The growth in global emissions of carbon dioxide from fossil fuels over the past five years was four times greater than for the preceding 10 years, according to a study that exposes critical flaws in the attempts to avert damaging climate change.
Data on carbon dioxide emissions shows that the global growth rate was 3.2 per cent in the five years to 2005 compared with 0.8 per cent from 1990 to 1999, despite efforts to reduce carbon pollution through the Kyoto agreement.
Much of the increase is probably due to the expansion of the Chinese economy, which has relied heavily on burning coal and other fossil fuels for its energy.
Dr Mike Raupach, chair of the Global Carbon Project, an international collaboration of researchers who compiled the latest figures, warned yesterday that emissions were spiralling out of control.
"This is a very worrying sign. It indicates that recent efforts to reduce emissions have had virtually no impact on emissions growth and that effective caps are urgently needed," he said.
Current levels of carbon dioxide in the atmosphere are 380 parts per million (ppm), about 100ppm higher than before the Industrial Revolution 200 years ago. Some computer models predict damaging and irreversible climate change if carbon dioxide levels rise above 450ppm or 500 ppm.
The rate of increase of emissions suggests it may soon be impossible to avoid some of the worst-case scenarios, said Josep Canadell, executive director of the Global Carbon Project. "On our current path, we will find it extremely difficult to rein in carbon emissions enough to stabilise the atmospheric carbon dioxide concentration at 450ppm, and even 550ppm will be a challenge," he said. "At some point in the near future, we will miss the boat in terms of achieving acceptable levels."
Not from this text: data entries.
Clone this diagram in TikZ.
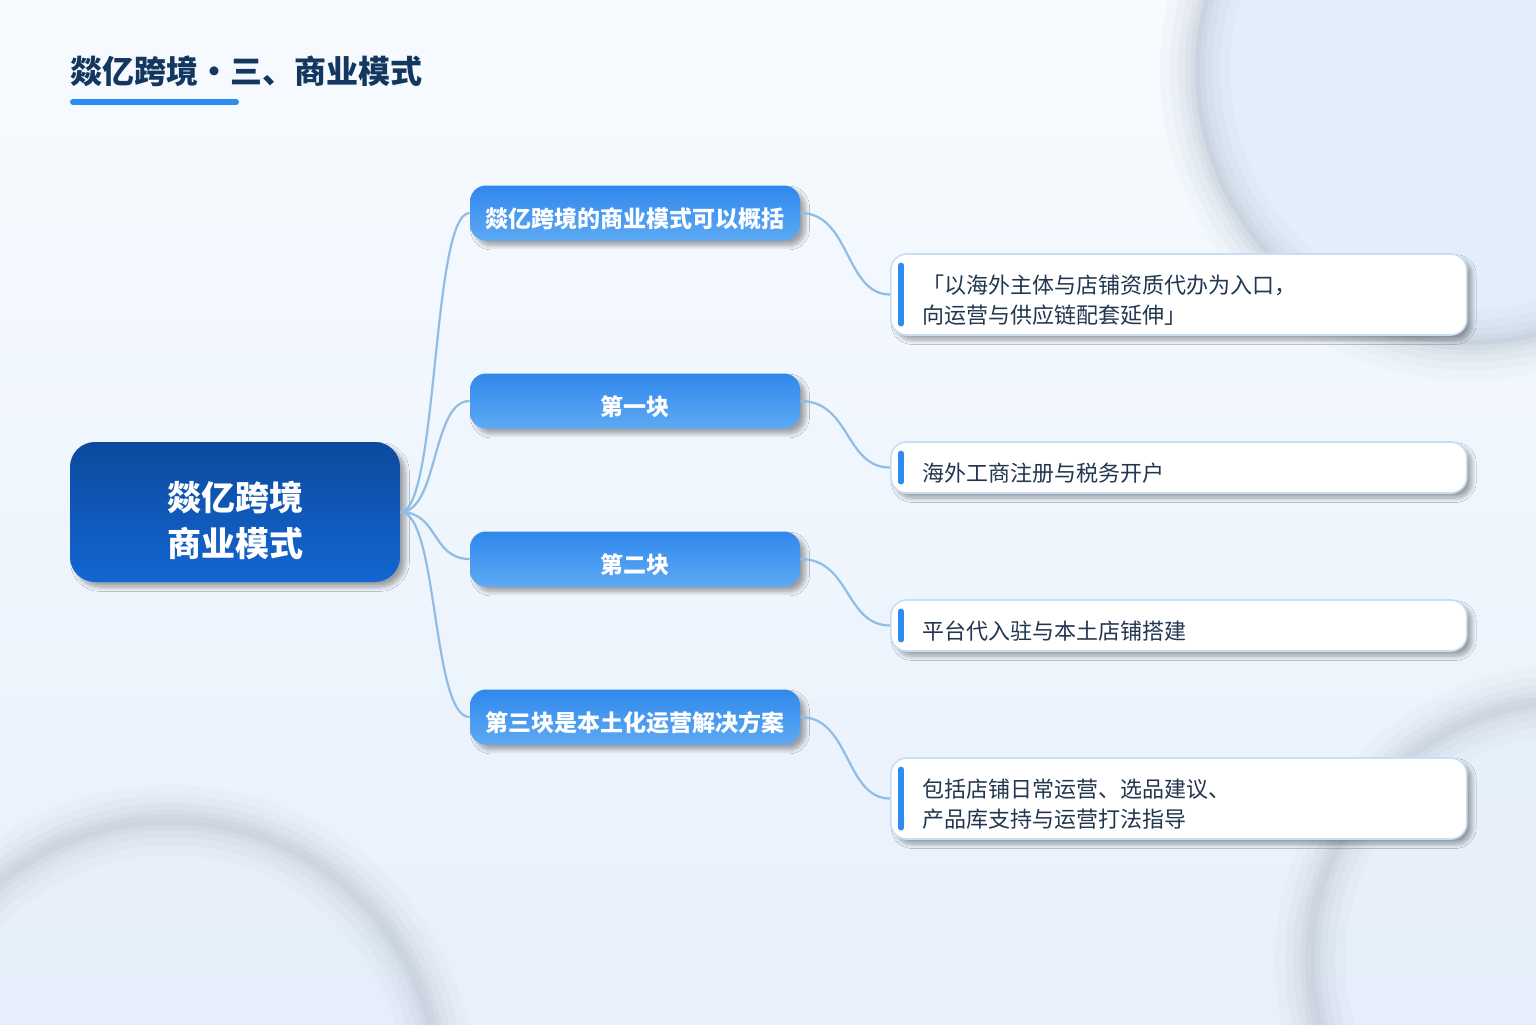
\documentclass[tikz,border=0pt]{standalone}
\usepackage{fontspec}
\setmainfont{Noto Sans CJK SC}
\usetikzlibrary{shadows.blur,calc}
\definecolor{titlec}{HTML}{14375F}
\definecolor{barc}{HTML}{2E8BEF}
\definecolor{roottop}{HTML}{0B4A9E}
\definecolor{rootbot}{HTML}{1466D2}
\definecolor{brtop}{HTML}{3088EC}
\definecolor{brbot}{HTML}{5DAAF4}
\definecolor{leafborder}{HTML}{C7DEF6}
\definecolor{leaftext}{HTML}{22364F}
\definecolor{linec}{HTML}{8FBDE5}
\definecolor{bgtop}{HTML}{F7FBFF}
\definecolor{bgbot}{HTML}{E7F0FB}
\definecolor{ringc}{HTML}{8A93A3}
\definecolor{ringfill}{HTML}{E4EEFA}
\tikzset{
  softshadow/.style={blur shadow={shadow xshift=2.5pt,shadow yshift=-2.5pt,shadow blur steps=10,shadow opacity=35}},
  rootbox/.style={rounded corners=12.5pt,minimum width=165pt,minimum height=70pt,
    top color=roottop,bottom color=rootbot,draw=none,softshadow},
  roottext/.style={text=white,align=center,inner sep=0pt,
    font=\bfseries\fontsize{17}{23}\selectfont},
  branchbox/.style={rounded corners=8pt,minimum width=165pt,minimum height=27.5pt,
    top color=brtop,bottom color=brbot,draw=none,softshadow},
  branchtext/.style={text=white,inner sep=0pt,font=\bfseries\fontsize{11.5}{14}\selectfont},
  leafbox/.style={rounded corners=8pt,fill=white,draw=leafborder,line width=0.8pt,
    minimum width=288pt,inner sep=0pt,softshadow,anchor=west},
  leaftextstyle/.style={text=leaftext,align=left,inner sep=0pt,anchor=west,
    font=\fontsize{11}{15}\selectfont},
  conn/.style={draw=linec,line width=1.1pt},
  accent/.style={draw=barc,line width=2.6pt,line cap=round},
}
\begin{document}
\begin{tikzpicture}[x=0.5pt,y=-0.5pt]
\useasboundingbox (0,0) rectangle (1536,1024);
% background
\shade[top color=bgtop,bottom color=bgbot] (0,0) rectangle (1536,1024);
% decorative rings
\begin{scope}
\clip (0,0) rectangle (1536,1024);
\fill[ringfill] (1470,70) circle (275);
\fill[ringfill,opacity=0.6] (170,1090) circle (270);
\fill[ringfill,opacity=0.6] (1570,960) circle (260);
\foreach \w/\o in {70/0.04,50/0.05,34/0.06,20/0.07,10/0.08}{
  \draw[ringc,opacity=\o,line width=\w*0.5pt] (1470,70) circle (275);
  \draw[ringc,opacity=\o,line width=\w*0.5pt] (170,1090) circle (270);
  \draw[ringc,opacity=\o,line width=\w*0.5pt] (1570,960) circle (260);
}
\end{scope}
% title
\node[anchor=west,inner sep=0pt,text=titlec,font=\bfseries\fontsize{16}{20}\selectfont] (title) at (70,71) {燚亿跨境・三、商业模式};
\coordinate (barA) at (73,102);
\coordinate (barB) at (236,102);
\draw[draw=barc,line width=3pt,line cap=round] (barA) -- (barB);
% root
\node[rootbox] (root) at (235,512) {};
\node[roottext] (rootT) at (235,520) {燚亿跨境\\商业模式};
% branches
\node[branchbox] (b1) at (635,213) {};
\node[branchbox] (b2) at (635,401) {};
\node[branchbox] (b3) at (635,559) {};
\node[branchbox] (b4) at (635,717) {};
\node[branchtext] (b1T) at (635,219) {燚亿跨境的商业模式可以概括};
\node[branchtext] (b2T) at (635,407) {第一块};
\node[branchtext] (b3T) at (635,565) {第二块};
\node[branchtext] (b4T) at (635,723) {第三块是本土化运营解决方案};
% leaves
\node[leafbox,minimum height=40.5pt] (l1) at (890,294.5) {};
\node[leafbox,minimum height=25.5pt] (l2) at (890,467.5) {};
\node[leafbox,minimum height=25.5pt] (l3) at (890,625.5) {};
\node[leafbox,minimum height=40.5pt] (l4) at (890,798.5) {};
\node[leaftextstyle] (l1T) at (922,300) {「以海外主体与店铺资质代办为入口，\\向运营与供应链配套延伸」};
\node[leaftextstyle] (l2T) at (922,473) {海外工商注册与税务开户};
\node[leaftextstyle] (l3T) at (922,631) {平台代入驻与本土店铺搭建};
\node[leaftextstyle] (l4T) at (922,804) {包括店铺日常运营、选品建议、\\产品库支持与运营打法指导};
% accent bars
\foreach \n in {l1,l2,l3,l4}{
  \draw[accent] ($(\n.north west)+(11,12)$) -- ($(\n.south west)+(11,-12)$);
}
% connectors root -> branches
\foreach \b in {b1,b2,b3,b4}{
  \draw[conn] (root.east) .. controls +(38,0) and +(-38,0) .. (\b.west);
}
% connectors branches -> leaves
\draw[conn] (b1.east) .. controls +(50,0) and +(-45,0) .. (l1.west);
\draw[conn] (b2.east) .. controls +(50,0) and +(-45,0) .. (l2.west);
\draw[conn] (b3.east) .. controls +(50,0) and +(-45,0) .. (l3.west);
\draw[conn] (b4.east) .. controls +(50,0) and +(-45,0) .. (l4.west);
\end{tikzpicture}
\end{document}
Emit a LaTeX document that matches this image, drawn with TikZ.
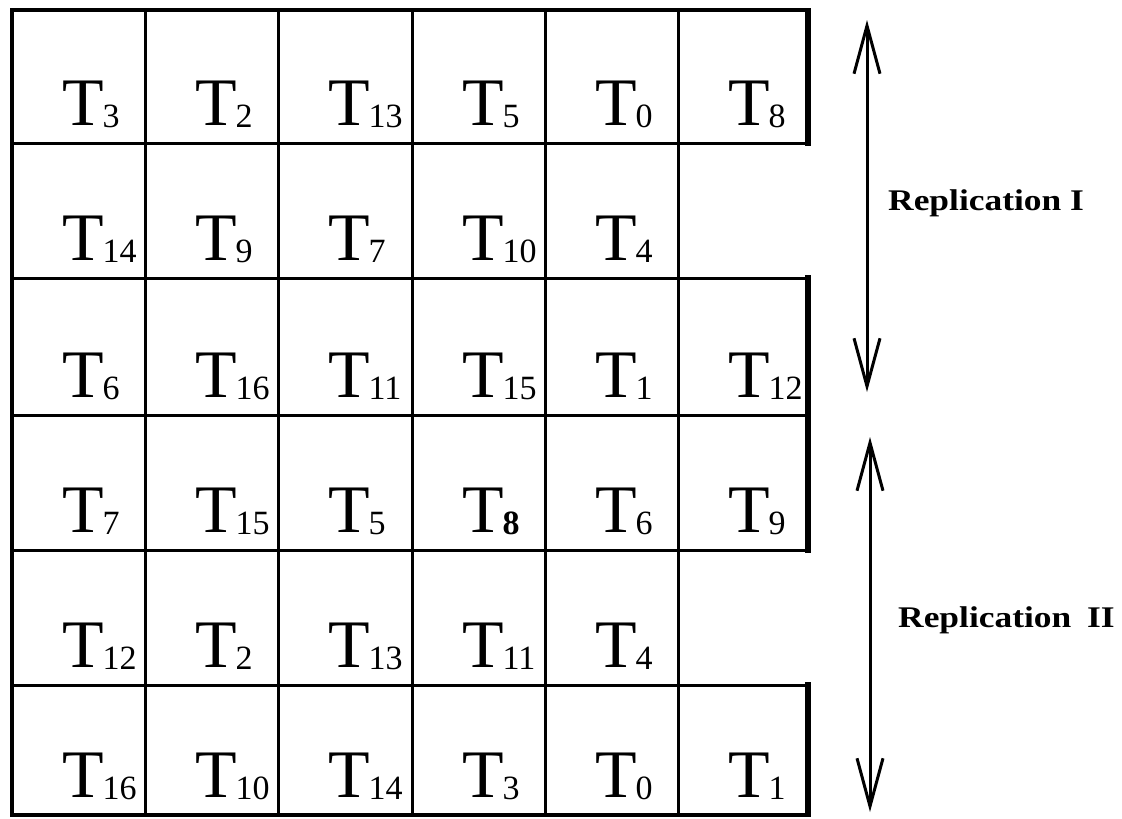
\documentclass[tikz,border=0pt]{standalone}
\usepackage{fontspec}
\setmainfont{Liberation Serif}
\usetikzlibrary{arrows.meta}
\newcommand\tlab[1]{T\kern-1pt\raisebox{-2pt}{\fontsize{34}{36}\selectfont #1}}
\begin{document}
\begin{tikzpicture}[x=1pt,y=-1pt,
  gridline/.style={line width=3pt},
  outerline/.style={line width=4pt},
  thickedge/.style={line width=6.5pt},
  cell/.style={anchor=base west, inner sep=0pt, font=\fontsize{68}{70}\selectfont},
  reparrow/.style={line width=3pt, {Straight Barb[length=48pt,width=26pt]}-{Straight Barb[length=48pt,width=26pt]}},
  replabel/.style={anchor=base west, inner sep=0pt, font=\bfseries\fontsize{30}{32}\selectfont}]
\useasboundingbox (0,0) rectangle (1122,819);

% horizontal lines
\foreach \y in {143,278,415,550,685} \draw[gridline] (12,\y) -- (808,\y);
\draw[outerline] (10,10) -- (810,10);
\draw[outerline] (10,815) -- (810,815);
% vertical lines
\foreach \x in {145,278,412,545,678} \draw[gridline] (\x,10) -- (\x,815);
\draw[outerline] (12,8) -- (12,817);
% thick right edges of the full rows
\draw[thickedge] (808,8) -- (808,146);
\draw[thickedge] (808,275) -- (808,553);
\draw[thickedge] (808,682) -- (808,817);

% cell labels
\foreach \row/\col/\lab in {
  1/1/3, 1/2/2, 1/3/13, 1/4/5, 1/5/0, 1/6/8,
  2/1/14, 2/2/9, 2/3/7, 2/4/10, 2/5/4,
  3/1/6, 3/2/16, 3/3/11, 3/4/15, 3/5/1, 3/6/12,
  4/1/7, 4/2/15, 4/3/5, 4/4/{\bfseries 8}, 4/5/6, 4/6/9,
  5/1/12, 5/2/2, 5/3/13, 5/4/11, 5/5/4,
  6/1/16, 6/2/10, 6/3/14, 6/4/3, 6/5/0, 6/6/1}
{
  \pgfmathsetmacro\xl{{12,145,278,412,545,678}[\col-1]+50}
  \pgfmathsetmacro\yb{{143,278,415,550,685,815}[\row-1]-18}
  \node[cell] (t-\row-\col) at (\xl,\yb) {\tlab{\lab}};
}

% replication arrows
\coordinate (a1top) at (867,20);
\coordinate (a1bot) at (867,392);
\coordinate (a2top) at (870,437);
\coordinate (a2bot) at (870,812);
\draw[reparrow] (a1top) -- (a1bot);
\draw[reparrow] (a2top) -- (a2bot);
\node[replabel] (rep1) at (888,210) {\scalebox{1.18}[1]{Replication I}};
\node[replabel] (rep2) at (898,627) {\scalebox{1.18}[1]{Replication\hspace{6pt} II}};
\end{tikzpicture}
\end{document}
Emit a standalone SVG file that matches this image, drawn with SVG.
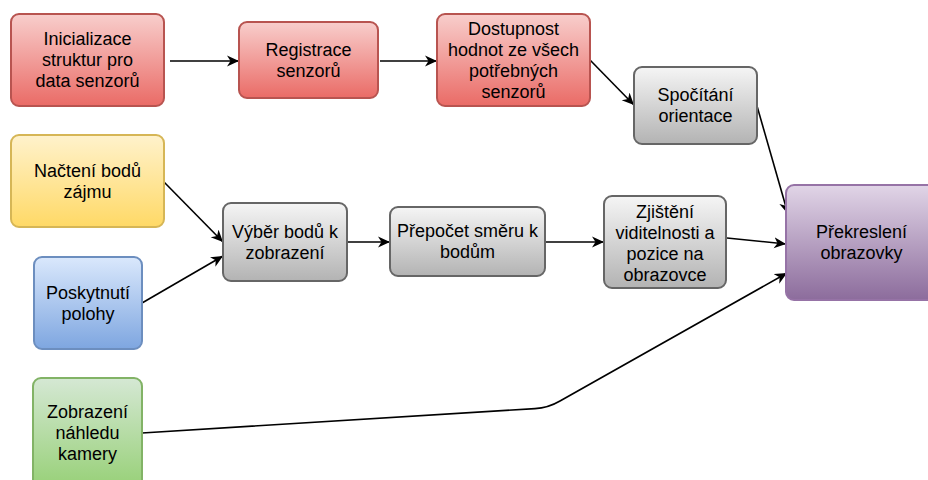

Based on current trends, carbon dioxide concentrations are likely to increase to 500ppm this century. The last time the planet experienced levels as high as 500ppm was about 20 or 40 million years ago, when sea levels were 100 metres higher than today.
The Stern report earlier this month warned that the uncontrolled release of greenhouse gases could lead to a rise in average global temperatures of up to 5C by 2100 - about the same temperature difference between now and the last ice age.
Scientist have warned that global temperatures will continue to rise for many decades after carbon dioxide concentrations have stabilised due to the environmental inertia of the world's climate system.
Dr Peter Falloon, a climate impact scientist at the Met Office's Hadley Centre, said the latest findings did not augur well for attempts at averting climate change.
"It's not what we want or hope to see. The concern comes from the fact that the greater the emissions are now, the harder it will be to bring them down in the future," he said. "It takes 30 or 40 years to realise the change in carbon dioxide emissions. It highlights how important it is to take quick and effective action now."
Professor Bill McGuire, director of the Benfield Hazard Research Centre in London, said: "This is more very bad news. We need a 60 to 70 per cent cut in emissions, but instead, emission levels are spiralling out of control. The sum total of our meagre efforts to cut emissions amounts to less than zero."